President Trump has told the White House cleaning staff to keep their hands off his stuff, because he fears being poisoned, a new book claims.
According to an excerpt of “Fire and Fury” published in New York magazine, Trump has a chronic fear of poisoning. So when he moved into his bedroom in the White House, he told the housekeeping staff not to touch anything, especially his toothbrush. He also admonished them for attempting to retrieve one of his shirts from the carpet. “If my shirt is on the floor, it’s because I want it on the floor,” author Michael Wolff quotes him as saying.
Fear of being poisoned is also supposedly why the president favors McDonald’s, the book says: The food is premade and can be secretly picked up for him. (Although it’s been reported elsewhere that he’s had the White House chefs attempt to replicate Quarter Pounders, to his inevitable dissatisfaction.)

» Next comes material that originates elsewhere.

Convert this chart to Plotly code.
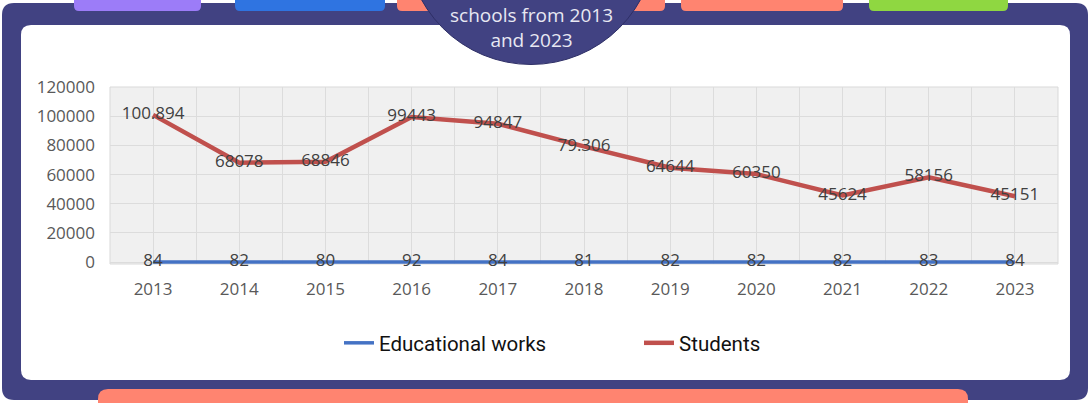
import plotly.graph_objects as go

# ---------------- data ----------------
years = [2013, 2014, 2015, 2016, 2017, 2018, 2019, 2020, 2021, 2022, 2023]
educational_works = [84, 82, 80, 92, 84, 81, 82, 82, 82, 83, 84]
students = [100894, 68078, 68846, 99443, 94847, 79306, 64644, 60350, 45624, 58156, 45151]
students_labels = ["100.894", "68078", "68846", "99443", "94847", "79.306",
                   "64644", "60350", "45624", "58156", "45151"]
edu_labels = [str(v) for v in educational_works]
y_ticks = [0, 20000, 40000, 60000, 80000, 100000, 120000]
title_text = "schools from 2013<br>and 2023"

# ---------------- geometry helpers ----------------
W, H = 1090, 403
ML, MR, MT, MB = 110, 32, 87, 139
PW, PH = W - ML - MR, H - MT - MB


def px(x):
    return (x - ML) / PW


def py(y):
    return (H - MB - y) / PH


def rrect(x0, y0, x1, y1, rtl, rtr, rbr, rbl):
    pts = [
        ("M", [(x0 + rtl, y0)]),
        ("L", [(x1 - rtr, y0)]),
        ("Q", [(x1, y0), (x1, y0 + rtr)]),
        ("L", [(x1, y1 - rbr)]),
        ("Q", [(x1, y1), (x1 - rbr, y1)]),
        ("L", [(x0 + rbl, y1)]),
        ("Q", [(x0, y1), (x0, y1 - rbl)]),
        ("L", [(x0, y0 + rtl)]),
        ("Q", [(x0, y0), (x0 + rtl, y0)]),
    ]
    s = ""
    for cmd, ps in pts:
        s += cmd + " ".join(f"{px(a):.6f},{py(b):.6f}" for a, b in ps) + " "
    return s + "Z"


FRAME = "#414282"
SALMON = "#FF8470"

shapes = []


def add_path(path, fill, line_color=None, line_width=0):
    shapes.append(dict(type="path", path=path, xref="paper", yref="paper",
                       fillcolor=fill, line=dict(width=line_width, color=line_color or fill),
                       layer="below"))


# outer frame
add_path(rrect(2, 3, 1088, 400, 12, 12, 12, 12), FRAME)
# top tabs
for (a, b, c) in [(74, 201, "#9C7CF8"), (235, 385, "#2F74E1"), (397, 665, SALMON),
                  (681, 843, SALMON), (869, 1008, "#8FD741")]:
    add_path(rrect(a, -10, b, 11, 0, 0, 5, 5), c)
# white panel
add_path(rrect(21, 25, 1070, 380, 10, 10, 10, 10), "#FFFFFF")
# plot background
shapes.append(dict(type="rect", xref="paper", yref="paper", x0=0, x1=1, y0=0, y1=1,
                   fillcolor="#F0F0F0", line=dict(width=1, color="#D9D9D9"), layer="below"))
# title circle
cx, cy, r = 531, -60.5, 125
shapes.append(dict(type="circle", xref="paper", yref="paper",
                   x0=px(cx - r), x1=px(cx + r), y0=py(cy + r), y1=py(cy - r),
                   fillcolor=FRAME, line=dict(width=1, color="#2E2F66"), layer="below"))
# bottom bar
add_path(rrect(98, 389, 968, 420, 10, 10, 0, 0), SALMON)

# ---------------- figure ----------------
fig = go.Figure()
fig.add_trace(go.Scatter(
    x=years, y=educational_works, name="Educational works", mode="lines+text",
    text=edu_labels, textposition="middle center",
    textfont=dict(family="Open Sans", size=17, color="#404040"),
    line=dict(color="#4472C4", width=3.5), cliponaxis=False,
))
fig.add_trace(go.Scatter(
    x=years, y=students, name="Students", mode="lines+text",
    text=students_labels, textposition="middle center",
    textfont=dict(family="Open Sans", size=17, color="#404040"),
    line=dict(color="#C0504D", width=4.5), cliponaxis=False,
))

grid = "#DCDCDC"
fig.update_layout(
    width=W, height=H,
    margin=dict(l=ML, r=MR, t=MT, b=MB, pad=0),
    paper_bgcolor="#FFFFFF", plot_bgcolor="#F0F0F0",
    shapes=shapes,
    showlegend=True,
    legend=dict(orientation="h", x=px(339), xanchor="left", y=py(343), yanchor="middle",
                font=dict(family="Roboto", size=20.5, color="#111111"),
                bgcolor="rgba(0,0,0,0)", entrywidth=255, entrywidthmode="pixels",
                itemwidth=30),
    annotations=[dict(text=title_text, xref="paper", yref="paper", x=px(531), y=py(27.5),
                      xanchor="center", yanchor="middle", showarrow=False, align="center",
                      font=dict(family="Open Sans", size=19, color="#E8E8F2"))],
    xaxis=dict(range=[2012.5, 2023.5], tickvals=years, ticktext=[str(y) for y in years],
               showgrid=True, gridcolor=grid, gridwidth=1, zeroline=False,
               showline=False, ticks="", ticklabelstandoff=13,
               tickfont=dict(family="Open Sans", size=17, color="#595959"),
               minor=dict(tickvals=[y + 0.5 for y in [2012] + years], showgrid=True,
                          gridcolor=grid, gridwidth=1)),
    yaxis=dict(range=[-1300, 120000], tickvals=y_ticks, tickformat="d",
               showgrid=True, gridcolor=grid, gridwidth=1, zeroline=False,
               showline=False, ticks="", ticklabelstandoff=14,
               tickfont=dict(family="Open Sans", size=17, color="#595959")),
)

fig.write_html("out.html", config=dict(displayModeBar=False),
               post_script="document.body.style.margin='0';document.body.style.overflow='hidden';")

The book also reports that Trump tells the cleaning staff when he wants his sheets laundered, then strips the bed himself, and that the president and first lady Melania Trump occupy separate bedrooms, the first such arrangement since the Kennedy administration in the ’60s.
“Fire and Fury” will be released on January 9 and has already shot to No. 1 on the Amazon best-seller list on the strength of several explosive excerpts. In the book, Wolff reports that the Trump campaign team did not plan to win the election and were unpleasantly shocked when it happened. Former presidential adviser Steve Bannon is quoted as saying Donald Trump Jr.’s meeting with a Russian lawyer was “treasonous.” Trump Sr. is depicted as attempting to manipulate his friends’ wives into having sex with him.
Wolff says his account is based on behind-the-scenes West Wing access and hundreds of hours of taped interviews with current and former staffers. The White House has sent Wolff a cease-and-desist letter and is asking for the book to be withdrawn, an attempt that First Amendment lawyers say has no chance of succeeding.